Saat ini, utang publik Prancis telah mencapai 113,9% dari produk domestik bruto (PDB), sementara defisit anggarannya hampir dua kali lipat dari batas 3% yang ditetapkan oleh Uni Eropa. Kondisi tersebut menimbulkan kekhawatiran bahwa ketidakstabilan politik dapat memperburuk kinerja ekonomi dan memicu efek domino di kawasan Euro.
Oposisi Desak Pemilu Dini
Pengunduran diri Sebastien Lecornu menjadi bahan bakar baru bagi oposisi. Mereka menilai kejatuhan kabinet ini sebagai bukti gagalnya kepemimpinan Emmanuel Macron dalam menjaga kestabilan politik. Dari sayap kanan hingga kiri, seruan untuk membubarkan parlemen dan menggelar pemilu dini pun menggema.

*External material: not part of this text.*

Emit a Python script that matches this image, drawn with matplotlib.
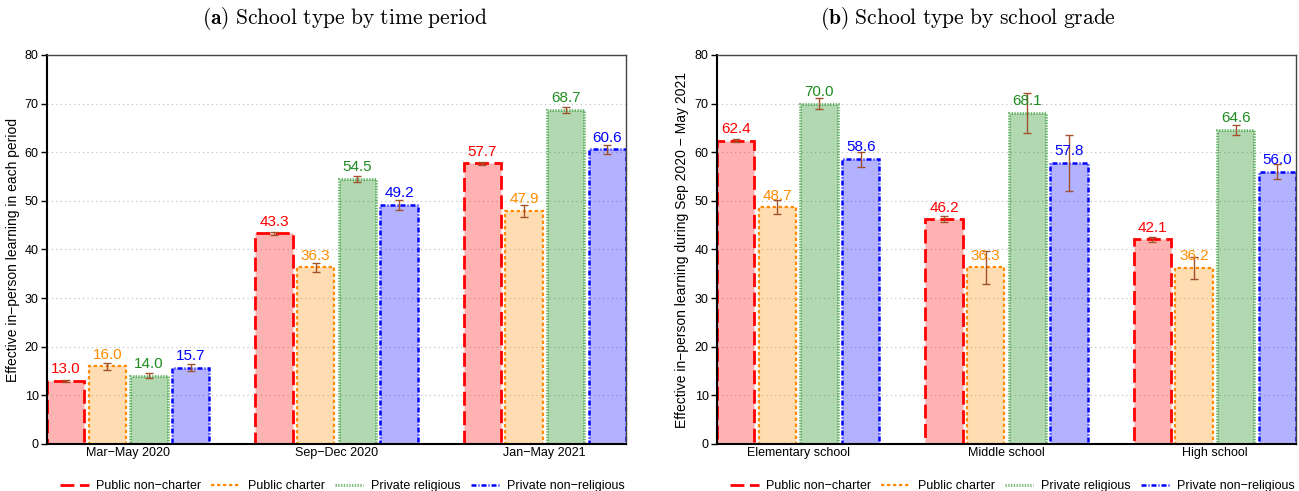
import matplotlib
matplotlib.use('Agg')
import matplotlib.pyplot as plt
from matplotlib.colors import to_rgba
from matplotlib.lines import Line2D
import numpy as np

plt.rcParams['font.family'] = ['Liberation Sans', 'DejaVu Sans']
plt.rcParams['mathtext.fontset'] = 'cm'

# categories
periods = ['Mar\u2212May 2020', 'Sep\u2212Dec 2020', 'Jan\u2212May 2021']
grades = ['Elementary school', 'Middle school', 'High school']
school_types = ['Public non\u2212charter', 'Public charter', 'Private religious', 'Private non\u2212religious']

# (a) by time period
a_public = [13.0, 43.3, 57.7]
a_charter = [16.0, 36.3, 47.9]
a_religious = [14.0, 54.5, 68.7]
a_nonrel = [15.7, 49.2, 60.6]
a_public_err = [0.15, 0.3, 0.3]
a_charter_err = [0.75, 1.0, 1.2]
a_religious_err = [0.5, 0.65, 0.6]
a_nonrel_err = [0.75, 1.0, 0.95]

# (b) by school grade
b_public = [62.4, 46.2, 42.1]
b_charter = [48.7, 36.3, 36.2]
b_religious = [70.0, 68.1, 64.6]
b_nonrel = [58.6, 57.8, 56.0]
b_public_err = [0.25, 0.6, 0.5]
b_charter_err = [1.45, 3.35, 2.3]
b_religious_err = [1.1, 4.1, 1.05]
b_nonrel_err = [1.55, 5.7, 1.55]

# styling per school type: edge color, text color, dash pattern, line width, edge alpha
edge_colors = ['#FF0000', '#FF8C00', '#008000', '#0000FF']
text_colors = ['#FF0000', '#FF8C00', '#1E8C1E', '#0000FF']
dashes = [(0, (5, 2)), (0, (1.5, 1.2)), (0, (0.45, 0.45)), (0, (2, 0.8, 0.4, 0.8))]
widths = [2.0, 1.6, 2.2, 1.8]
edge_alpha = [1.0, 1.0, 0.5, 1.0]

err_color = '#A0522D'
bar_w = 0.18
step = 0.2


def draw_panel(ax, labels, series, errs, ylabel, label_x):
    x = np.arange(len(labels))
    for i, (vals, err) in enumerate(zip(series, errs)):
        pos = x + (i - 1.5) * step
        ax.bar(pos, vals, width=bar_w,
               facecolor=to_rgba(edge_colors[i], 0.3),
               edgecolor=to_rgba(edge_colors[i], edge_alpha[i]),
               linestyle=dashes[i], linewidth=widths[i], zorder=2)
        ax.errorbar(pos, vals, yerr=err, fmt='none', ecolor=err_color,
                    elinewidth=1.0, capsize=3, capthick=1.0, zorder=3)
        for px, v in zip(pos, vals):
            ax.annotate(f'{v:.1f}', xy=(px, v), xytext=(0, 5.5),
                        textcoords='offset points', ha='center', va='baseline',
                        fontsize=11, color=text_colors[i], zorder=4)

    ax.set_xlim(-0.39, len(labels) - 1 + 0.39)
    ax.set_ylim(0, 80)
    ax.set_yticks(range(0, 81, 10))
    ax.set_xticks(x)
    ax.set_xticklabels(labels, fontsize=9)
    ax.tick_params(axis='x', length=0, pad=2)
    ax.tick_params(axis='y', length=4, width=1, labelsize=9, pad=2)
    ax.yaxis.grid(True, linestyle=(0, (1, 3)), color='#bbbbbb', linewidth=0.8, zorder=0)
    ax.set_axisbelow(True)
    for s in ['left', 'bottom']:
        ax.spines[s].set_linewidth(1.5)
        ax.spines[s].set_color('black')
    for s in ['top', 'right']:
        ax.spines[s].set_linewidth(1.0)
        ax.spines[s].set_color('#444444')
    ax.set_ylabel(ylabel, fontsize=10)
    ax.yaxis.set_label_coords(label_x, 0.5)

    handles = [Line2D([0], [0], color=to_rgba(edge_colors[i], edge_alpha[i]),
                      linestyle=dashes[i], linewidth=widths[i]) for i in range(4)]
    ax.legend(handles, school_types, loc='center', bbox_to_anchor=(0.51, -0.108),
              ncol=4, frameon=False, fontsize=9, handlelength=2.3,
              handletextpad=0.6, columnspacing=0.8)


fig = plt.figure(figsize=(12.99, 4.91), dpi=100)
ax1 = fig.add_axes([47 / 1299, 47 / 491, 579 / 1299, 389 / 491])
ax2 = fig.add_axes([717 / 1299, 47 / 491, 579 / 1299, 389 / 491])

draw_panel(ax1, periods, [a_public, a_charter, a_religious, a_nonrel],
           [a_public_err, a_charter_err, a_religious_err, a_nonrel_err],
           'Effective in\u2212person learning in each period', -0.046)
draw_panel(ax2, grades, [b_public, b_charter, b_religious, b_nonrel],
           [b_public_err, b_charter_err, b_religious_err, b_nonrel_err],
           'Effective in\u2212person learning during Sep 2020 \u2212 May 2021', -0.048)

fig.text(345 / 1299, 1 - 19 / 491, r'$\mathbf{(a)}\ \mathrm{School\ type\ by\ time\ period}$',
         ha='center', va='center', fontsize=15.5)
fig.text(968 / 1299, 1 - 19 / 491, r'$\mathbf{(b)}\ \mathrm{School\ type\ by\ school\ grade}$',
         ha='center', va='center', fontsize=15.5)

fig.savefig('out.png', dpi=100)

“Saya menyerukan kepada Presiden Republik untuk membubarkan Majelis Nasional… lelucon ini sudah berlangsung terlalu lama, sandiwara ini harus diakhiri,” kata pemimpin sayap kanan Marine Le Pen.
Nada serupa datang dari kubu kiri. Mathilde Panot dari partai France Unbowed bahkan menuntut agar Macron turut mundur dari jabatannya.
“Lecornu mundur. Tiga Perdana Menteri dikalahkan dalam waktu kurang dari setahun. Hitung mundur telah dimulai. Macron harus pergi,” ujarnya.
Kini, Prancis kembali berada di persimpangan jalan. Krisis yang berulang menunjukkan betapa rapuhnya fondasi politik negara tersebut, di mana ambisi pribadi dan kepentingan partai sering kali menenggelamkan suara rakyat. Seperti menara Eiffel yang berdiri megah namun diterpa angin, demokrasi Prancis diuji ketahanannya menghadapi badai politik yang tak kunjung reda.